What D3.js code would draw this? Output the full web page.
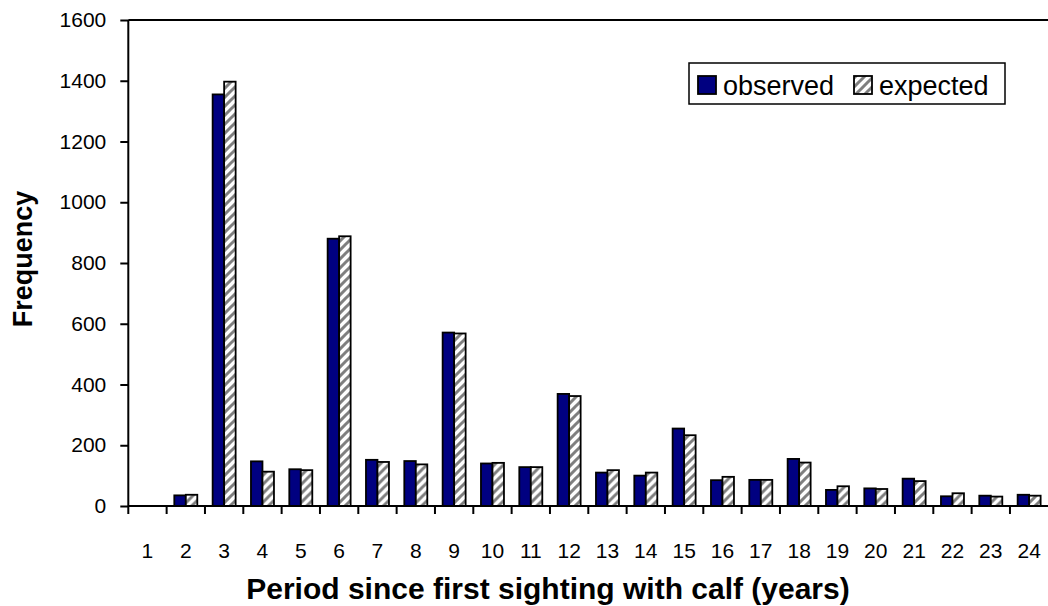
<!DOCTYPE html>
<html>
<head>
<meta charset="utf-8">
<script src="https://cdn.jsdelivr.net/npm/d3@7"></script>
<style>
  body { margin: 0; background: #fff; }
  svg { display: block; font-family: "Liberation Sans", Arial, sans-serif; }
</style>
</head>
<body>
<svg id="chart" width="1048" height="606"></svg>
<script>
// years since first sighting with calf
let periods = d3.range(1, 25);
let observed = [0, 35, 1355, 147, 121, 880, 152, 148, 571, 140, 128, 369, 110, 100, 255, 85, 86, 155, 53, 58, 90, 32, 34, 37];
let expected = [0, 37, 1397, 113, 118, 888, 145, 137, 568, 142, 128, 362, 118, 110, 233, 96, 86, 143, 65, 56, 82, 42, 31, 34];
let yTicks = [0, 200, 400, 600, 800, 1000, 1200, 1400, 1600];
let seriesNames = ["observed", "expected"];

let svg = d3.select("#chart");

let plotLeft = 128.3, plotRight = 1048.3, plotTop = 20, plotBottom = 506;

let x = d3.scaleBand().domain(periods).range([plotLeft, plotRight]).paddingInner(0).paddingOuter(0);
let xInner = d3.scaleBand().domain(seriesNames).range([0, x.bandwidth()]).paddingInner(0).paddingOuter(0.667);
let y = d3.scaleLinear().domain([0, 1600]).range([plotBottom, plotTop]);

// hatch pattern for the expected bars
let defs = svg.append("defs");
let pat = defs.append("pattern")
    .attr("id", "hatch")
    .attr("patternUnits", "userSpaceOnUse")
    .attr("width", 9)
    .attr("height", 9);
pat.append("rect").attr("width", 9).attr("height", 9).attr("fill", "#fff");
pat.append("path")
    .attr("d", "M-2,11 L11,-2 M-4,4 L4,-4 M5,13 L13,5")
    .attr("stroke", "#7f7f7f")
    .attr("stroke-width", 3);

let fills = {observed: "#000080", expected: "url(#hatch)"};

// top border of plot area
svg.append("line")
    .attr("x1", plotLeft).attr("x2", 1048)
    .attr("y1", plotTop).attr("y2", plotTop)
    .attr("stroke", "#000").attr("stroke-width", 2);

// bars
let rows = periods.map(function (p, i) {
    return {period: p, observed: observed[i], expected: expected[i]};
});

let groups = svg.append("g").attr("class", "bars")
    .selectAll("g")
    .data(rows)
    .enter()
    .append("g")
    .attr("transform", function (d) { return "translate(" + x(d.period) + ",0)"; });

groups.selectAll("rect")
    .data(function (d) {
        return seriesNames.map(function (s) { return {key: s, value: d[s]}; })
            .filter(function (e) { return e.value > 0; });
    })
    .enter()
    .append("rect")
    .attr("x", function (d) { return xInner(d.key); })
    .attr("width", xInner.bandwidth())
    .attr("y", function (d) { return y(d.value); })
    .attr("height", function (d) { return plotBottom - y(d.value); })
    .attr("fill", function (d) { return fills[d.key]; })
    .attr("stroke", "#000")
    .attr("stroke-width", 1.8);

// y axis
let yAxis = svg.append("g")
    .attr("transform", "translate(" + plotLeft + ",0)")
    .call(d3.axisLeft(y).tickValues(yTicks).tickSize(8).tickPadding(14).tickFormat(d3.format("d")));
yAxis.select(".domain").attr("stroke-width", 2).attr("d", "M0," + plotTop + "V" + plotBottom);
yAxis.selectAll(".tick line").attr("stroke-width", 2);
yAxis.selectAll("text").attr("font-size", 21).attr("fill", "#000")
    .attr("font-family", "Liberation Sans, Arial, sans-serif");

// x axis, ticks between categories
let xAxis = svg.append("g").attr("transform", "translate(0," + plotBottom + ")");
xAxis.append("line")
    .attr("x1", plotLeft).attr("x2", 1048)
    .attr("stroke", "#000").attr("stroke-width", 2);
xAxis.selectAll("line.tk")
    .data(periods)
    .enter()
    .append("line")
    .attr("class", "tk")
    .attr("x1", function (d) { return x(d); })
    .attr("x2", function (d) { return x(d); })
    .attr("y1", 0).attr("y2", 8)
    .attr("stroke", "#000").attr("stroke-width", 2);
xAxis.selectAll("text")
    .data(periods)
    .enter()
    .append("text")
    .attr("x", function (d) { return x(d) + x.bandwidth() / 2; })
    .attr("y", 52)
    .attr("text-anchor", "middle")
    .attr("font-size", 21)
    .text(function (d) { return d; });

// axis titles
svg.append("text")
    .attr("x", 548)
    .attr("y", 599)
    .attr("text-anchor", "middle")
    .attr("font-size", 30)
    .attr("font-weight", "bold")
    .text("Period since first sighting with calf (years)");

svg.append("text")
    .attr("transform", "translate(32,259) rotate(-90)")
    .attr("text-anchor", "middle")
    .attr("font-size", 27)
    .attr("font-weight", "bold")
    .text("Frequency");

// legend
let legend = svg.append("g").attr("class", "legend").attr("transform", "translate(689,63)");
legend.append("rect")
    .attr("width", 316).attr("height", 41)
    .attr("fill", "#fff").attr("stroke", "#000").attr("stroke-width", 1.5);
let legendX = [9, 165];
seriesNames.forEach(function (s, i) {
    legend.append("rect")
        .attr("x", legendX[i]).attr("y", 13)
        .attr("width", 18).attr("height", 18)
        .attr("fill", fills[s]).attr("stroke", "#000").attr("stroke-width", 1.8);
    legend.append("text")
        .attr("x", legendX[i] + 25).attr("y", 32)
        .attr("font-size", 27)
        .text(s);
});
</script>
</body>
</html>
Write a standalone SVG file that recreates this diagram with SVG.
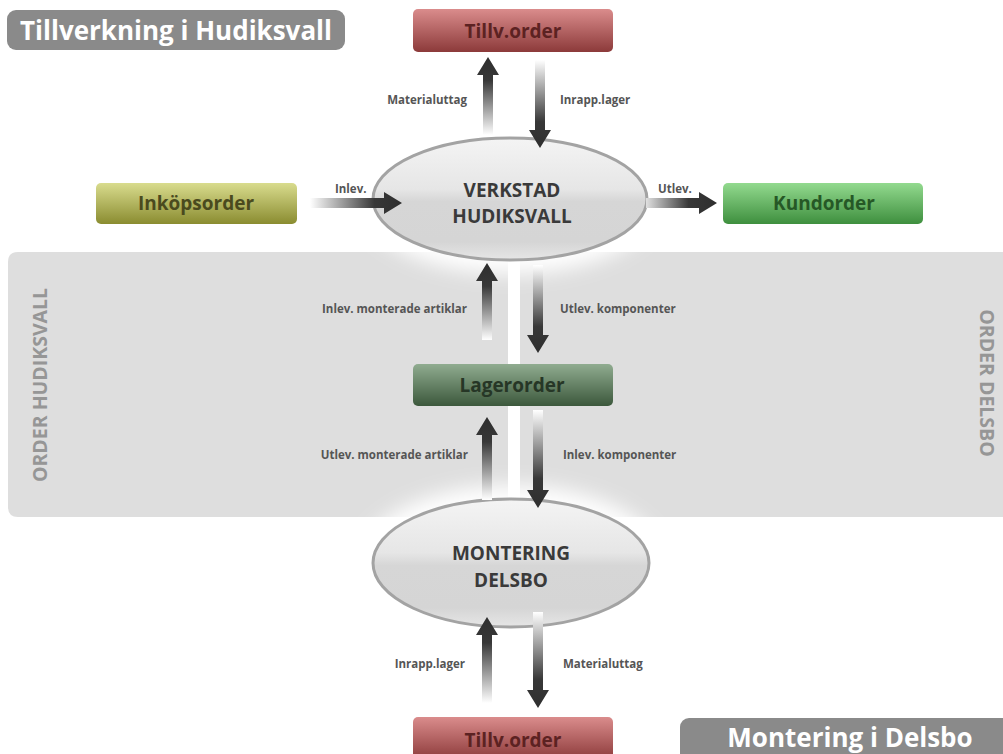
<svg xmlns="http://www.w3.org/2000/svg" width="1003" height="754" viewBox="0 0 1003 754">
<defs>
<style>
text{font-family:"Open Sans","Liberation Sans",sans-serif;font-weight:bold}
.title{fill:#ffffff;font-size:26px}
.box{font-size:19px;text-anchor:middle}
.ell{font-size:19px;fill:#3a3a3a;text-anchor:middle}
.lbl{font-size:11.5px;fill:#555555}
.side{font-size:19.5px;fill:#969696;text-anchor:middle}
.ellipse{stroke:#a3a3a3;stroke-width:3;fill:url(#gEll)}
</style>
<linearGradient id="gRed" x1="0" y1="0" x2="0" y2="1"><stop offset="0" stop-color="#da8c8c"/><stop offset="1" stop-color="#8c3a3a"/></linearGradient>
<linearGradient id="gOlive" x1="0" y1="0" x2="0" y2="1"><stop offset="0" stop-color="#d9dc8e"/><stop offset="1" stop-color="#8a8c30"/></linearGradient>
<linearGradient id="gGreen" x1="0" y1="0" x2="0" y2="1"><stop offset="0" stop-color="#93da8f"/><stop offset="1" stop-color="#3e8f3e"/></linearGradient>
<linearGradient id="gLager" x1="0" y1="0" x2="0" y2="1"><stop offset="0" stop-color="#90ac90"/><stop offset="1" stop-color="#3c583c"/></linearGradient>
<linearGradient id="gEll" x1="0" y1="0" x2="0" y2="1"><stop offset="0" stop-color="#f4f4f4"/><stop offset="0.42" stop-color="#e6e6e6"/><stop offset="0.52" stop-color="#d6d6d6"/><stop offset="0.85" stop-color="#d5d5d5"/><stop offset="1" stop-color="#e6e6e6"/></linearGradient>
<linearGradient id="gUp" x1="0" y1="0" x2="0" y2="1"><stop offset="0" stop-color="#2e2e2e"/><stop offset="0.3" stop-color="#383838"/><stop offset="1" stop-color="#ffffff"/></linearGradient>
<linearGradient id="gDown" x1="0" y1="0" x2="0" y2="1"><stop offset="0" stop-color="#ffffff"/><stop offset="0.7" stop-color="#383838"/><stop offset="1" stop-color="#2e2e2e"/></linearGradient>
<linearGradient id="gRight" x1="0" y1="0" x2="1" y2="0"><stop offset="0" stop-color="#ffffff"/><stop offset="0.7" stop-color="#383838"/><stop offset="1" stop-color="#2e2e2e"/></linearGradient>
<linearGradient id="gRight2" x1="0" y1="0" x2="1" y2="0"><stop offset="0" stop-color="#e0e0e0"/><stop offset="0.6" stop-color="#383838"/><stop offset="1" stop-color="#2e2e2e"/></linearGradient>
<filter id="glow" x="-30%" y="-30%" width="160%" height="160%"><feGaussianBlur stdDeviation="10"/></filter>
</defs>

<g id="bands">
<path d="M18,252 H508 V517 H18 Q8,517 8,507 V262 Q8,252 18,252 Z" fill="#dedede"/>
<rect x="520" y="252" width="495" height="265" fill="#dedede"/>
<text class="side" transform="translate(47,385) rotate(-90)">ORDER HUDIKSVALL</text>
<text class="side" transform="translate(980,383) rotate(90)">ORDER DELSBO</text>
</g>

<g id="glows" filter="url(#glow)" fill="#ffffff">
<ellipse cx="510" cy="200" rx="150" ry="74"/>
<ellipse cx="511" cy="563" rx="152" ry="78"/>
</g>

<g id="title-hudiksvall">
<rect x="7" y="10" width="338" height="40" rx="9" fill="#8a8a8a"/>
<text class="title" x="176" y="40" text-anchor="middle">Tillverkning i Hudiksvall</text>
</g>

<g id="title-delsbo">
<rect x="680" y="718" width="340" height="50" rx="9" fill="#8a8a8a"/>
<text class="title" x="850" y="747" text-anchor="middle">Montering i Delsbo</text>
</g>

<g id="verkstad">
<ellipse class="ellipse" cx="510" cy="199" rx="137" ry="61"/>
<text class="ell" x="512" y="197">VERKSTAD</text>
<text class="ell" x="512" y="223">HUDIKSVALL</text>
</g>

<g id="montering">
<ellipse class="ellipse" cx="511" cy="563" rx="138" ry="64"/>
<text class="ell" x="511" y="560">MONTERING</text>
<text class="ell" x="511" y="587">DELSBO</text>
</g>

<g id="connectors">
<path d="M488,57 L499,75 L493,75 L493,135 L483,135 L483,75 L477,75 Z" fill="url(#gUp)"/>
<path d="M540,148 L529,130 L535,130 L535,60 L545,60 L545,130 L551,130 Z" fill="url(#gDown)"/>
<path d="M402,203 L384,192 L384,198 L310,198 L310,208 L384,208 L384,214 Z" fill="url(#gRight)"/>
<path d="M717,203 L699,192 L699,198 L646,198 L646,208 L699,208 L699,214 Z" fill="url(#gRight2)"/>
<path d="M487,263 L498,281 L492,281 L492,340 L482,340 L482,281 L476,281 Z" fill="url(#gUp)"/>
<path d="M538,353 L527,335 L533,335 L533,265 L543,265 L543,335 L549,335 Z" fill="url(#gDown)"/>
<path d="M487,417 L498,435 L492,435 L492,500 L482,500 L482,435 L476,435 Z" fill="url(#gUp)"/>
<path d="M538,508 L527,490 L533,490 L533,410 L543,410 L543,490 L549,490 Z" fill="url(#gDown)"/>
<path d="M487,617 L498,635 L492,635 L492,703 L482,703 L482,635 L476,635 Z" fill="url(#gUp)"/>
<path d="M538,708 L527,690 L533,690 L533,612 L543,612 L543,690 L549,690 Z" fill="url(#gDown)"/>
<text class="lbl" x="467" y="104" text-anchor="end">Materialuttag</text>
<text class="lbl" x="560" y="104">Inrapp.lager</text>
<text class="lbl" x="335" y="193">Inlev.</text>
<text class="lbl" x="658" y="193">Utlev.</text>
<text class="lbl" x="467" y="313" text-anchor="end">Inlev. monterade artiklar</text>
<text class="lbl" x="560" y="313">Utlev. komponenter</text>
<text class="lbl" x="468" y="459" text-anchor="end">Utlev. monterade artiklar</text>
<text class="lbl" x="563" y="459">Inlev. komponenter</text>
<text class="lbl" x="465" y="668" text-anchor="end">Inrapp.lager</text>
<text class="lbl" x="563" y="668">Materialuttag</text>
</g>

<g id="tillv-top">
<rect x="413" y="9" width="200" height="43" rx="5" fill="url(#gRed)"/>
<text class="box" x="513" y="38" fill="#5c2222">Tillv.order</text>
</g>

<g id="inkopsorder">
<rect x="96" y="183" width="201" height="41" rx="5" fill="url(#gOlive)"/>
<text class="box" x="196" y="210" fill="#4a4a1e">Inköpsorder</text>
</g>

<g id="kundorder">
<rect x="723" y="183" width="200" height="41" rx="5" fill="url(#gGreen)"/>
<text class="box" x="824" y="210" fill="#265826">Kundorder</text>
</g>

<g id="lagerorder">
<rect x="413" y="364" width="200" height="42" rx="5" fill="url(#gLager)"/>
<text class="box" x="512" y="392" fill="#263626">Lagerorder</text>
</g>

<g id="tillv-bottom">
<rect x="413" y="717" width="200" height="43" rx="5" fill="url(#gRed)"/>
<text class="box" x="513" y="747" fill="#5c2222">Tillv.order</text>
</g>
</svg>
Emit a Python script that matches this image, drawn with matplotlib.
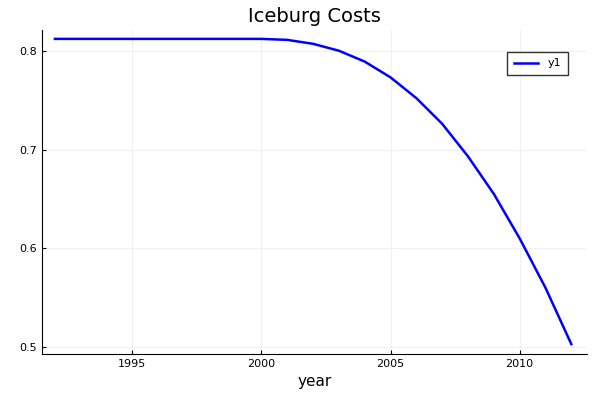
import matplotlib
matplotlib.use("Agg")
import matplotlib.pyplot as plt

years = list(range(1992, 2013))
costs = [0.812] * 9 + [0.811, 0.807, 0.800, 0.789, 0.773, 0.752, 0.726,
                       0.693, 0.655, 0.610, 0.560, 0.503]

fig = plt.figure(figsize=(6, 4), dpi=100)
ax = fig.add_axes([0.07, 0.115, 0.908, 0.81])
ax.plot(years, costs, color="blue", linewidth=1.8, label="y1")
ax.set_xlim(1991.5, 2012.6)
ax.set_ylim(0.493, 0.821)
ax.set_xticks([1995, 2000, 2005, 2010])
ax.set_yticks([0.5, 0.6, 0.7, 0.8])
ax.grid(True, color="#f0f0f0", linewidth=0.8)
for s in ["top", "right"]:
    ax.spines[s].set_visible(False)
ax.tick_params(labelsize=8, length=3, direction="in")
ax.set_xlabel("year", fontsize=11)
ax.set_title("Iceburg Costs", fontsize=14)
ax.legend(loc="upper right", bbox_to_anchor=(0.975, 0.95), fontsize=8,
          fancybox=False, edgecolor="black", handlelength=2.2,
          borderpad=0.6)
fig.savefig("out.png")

* [Task prompt] Go through the material above and copy each line that has the word "script".

* [Result]
<script src="https://cdn.jsdelivr.net/npm/d3@7"></script>
<script>
</script>
Emit a Python script that matches this image, drawn with matplotlib.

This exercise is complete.